PROJECT SUMMARY
Opioid use disorder is a public health crisis that stems from the highly addictive nature and potent
analgesic properties of opioids. Opioids modulate circuitry involved in analgesia, pain-induced negative
affect, motivation, reward, and addiction. They act on G-protein coupled opioid receptors, inducing multiple
intracellular signaling pathways. Of these, the cyclic adenosine monophosphate (cAMP) and protein
kinase A (PKA) pathway is known to be a key mechanism in analgesia, pain-related aversion, and opioid-
induced hyperalgesia. Most studies examining PKA signaling in response to opioids or pain are limited by
in vitro or ex vivo approaches that cannot simultaneously consider cell-type specific PKA signaling,
complex circuit-level regulation, and effects of behavior on PKA dynamics. As a result, it remains unclear
exactly where and when PKA is modulated in response to opioids; nor is it clear what the functional effects
of these spatiotemporal PKA dynamics are on analgesia. Understanding the functional significance of
opioid-induced intracellular signaling and how this signaling differs in unique cell types and brain regions
will allow us to better comprehend how opioids differentially effect pain and addiction circuitry. The goals
of this proposal are as follows: First, I will define the temporal dynamics of mu opioid-induced PKA
signaling within the mediodorsal thalamus (MD) to anterior cingulate cortex (ACC) circuitry. This circuitry
highly expresses mu opioid receptors and integrates sensory and affective pain. Then, I will determine
whether there is a causal relationship between these PKA dynamics and pain relief. Finally, I will examine
the cell-type specificity of these PKA dynamics. My central hypothesis is that PKA dynamics will depend
on the duration of opioid exposure and will determine the extent of pain response, with specific cell types
acting as key sites of PKA modulation.
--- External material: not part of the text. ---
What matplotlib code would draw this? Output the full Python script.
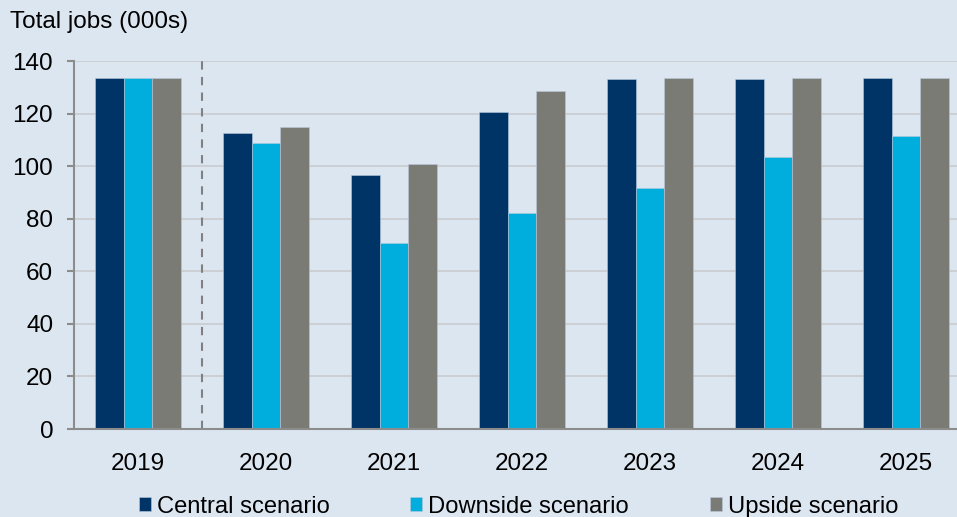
import numpy as np
import matplotlib.pyplot as plt

years = ['2019', '2020', '2021', '2022', '2023', '2024', '2025']
central = [133.7, 112.5, 96.8, 120.7, 133.3, 133.3, 133.4]
downside = [133.7, 108.9, 70.6, 82.3, 91.7, 103.4, 111.6]
upside = [133.7, 115.0, 100.7, 128.7, 133.5, 133.5, 133.5]
seriesNames = ['Central scenario', 'Downside scenario', 'Upside scenario']
colors = ['#003366', '#00aede', '#7b7b76']

bg = '#dce6f1'
fs = 17.5
plt.rcParams['font.family'] = ['Liberation Sans', 'DejaVu Sans']

fig = plt.figure(figsize=(9.57, 5.17), dpi=100, facecolor=bg)
ax = fig.add_axes([74 / 957, 88 / 517, 896 / 957, 368 / 517])
ax.set_facecolor(bg)

x = np.arange(len(years))
w = 0.222
bars = []
for i, (vals, name) in enumerate(zip([central, downside, upside], seriesNames)):
    b = ax.bar(x + (i - 1) * w, vals, width=w, color=colors[i], label=name,
               edgecolor='#b8c8dc', linewidth=0.4, zorder=3)
    bars.append(b)

ax.set_xlim(-0.5, 6.5)
ax.set_ylim(0, 140)
ax.set_yticks(np.arange(0, 141, 20))
ax.yaxis.grid(True, color='#c9cbcd', linewidth=1.2, zorder=0)
ax.axvline(0.5, color='#808080', linestyle=(0, (4, 3.5)), linewidth=1.5, zorder=2)

for s in ['top', 'right']:
    ax.spines[s].set_visible(False)
for s in ['left', 'bottom']:
    ax.spines[s].set_color('#8c8c8c')
    ax.spines[s].set_linewidth(1.5)
ax.spines['bottom'].set_zorder(4)

ax.set_xticks(x)
ax.set_xticklabels(years)
ax.tick_params(axis='x', length=0, pad=17, labelsize=fs)
ax.tick_params(axis='y', length=5, width=1.5, color='#8c8c8c', pad=10, labelsize=fs)

fig.text(10 / 957, 1 - 22 / 517, 'Total jobs (000s)', fontsize=fs, va='center', ha='left')

# one legend per entry so the uneven spacing of the original can be kept
legX = [139, 410, 710]
for b, name, lx in zip(bars, seriesNames, legX):
    fig.legend([b], [name], loc='center left', bbox_to_anchor=(lx / 957, 0.02),
               frameon=False, fontsize=17.1, handlelength=0.5, handleheight=0.5,
               handletextpad=0.25, borderpad=0, borderaxespad=0)

fig.savefig('out.png', dpi=100, facecolor=bg)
This hypothesis will be tested using a novel genetically encoded
sensor designed for in vivo imaging of PKA activity in behaving mice. To examine regional differences in
temporal PKA dynamics in response to acute and chronic opioid exposure, PKA will be imaged before,
during, and after opioid administration in the MD and ACC. Imaging will be paired with pain assays to
assess analgesia and hyperalgesia. To test the necessity and sufficiency of PKA dynamics in pain relief,
PKA activity will be modulated by either a genetically encoded PKA inhibitor or photoactivatable adenylyl
cyclase while conducting behavioral assays of pain. Finally, to examine the cell-specificity of PKA
dynamics, sensor expression will be isolated to each cell type of interest in a Cre-dependent manner, and
peptide agonists and antagonists of mu opioid receptors will be locally infused during PKA imaging. This
study will define how PKA signaling in specific components of the MD to ACC circuitry both responds to
opioids and mediates pain relief. Achieving these goals will provide insight into how intracellular signaling
is spatiotemporally regulated by opioids and facilitates analgesia.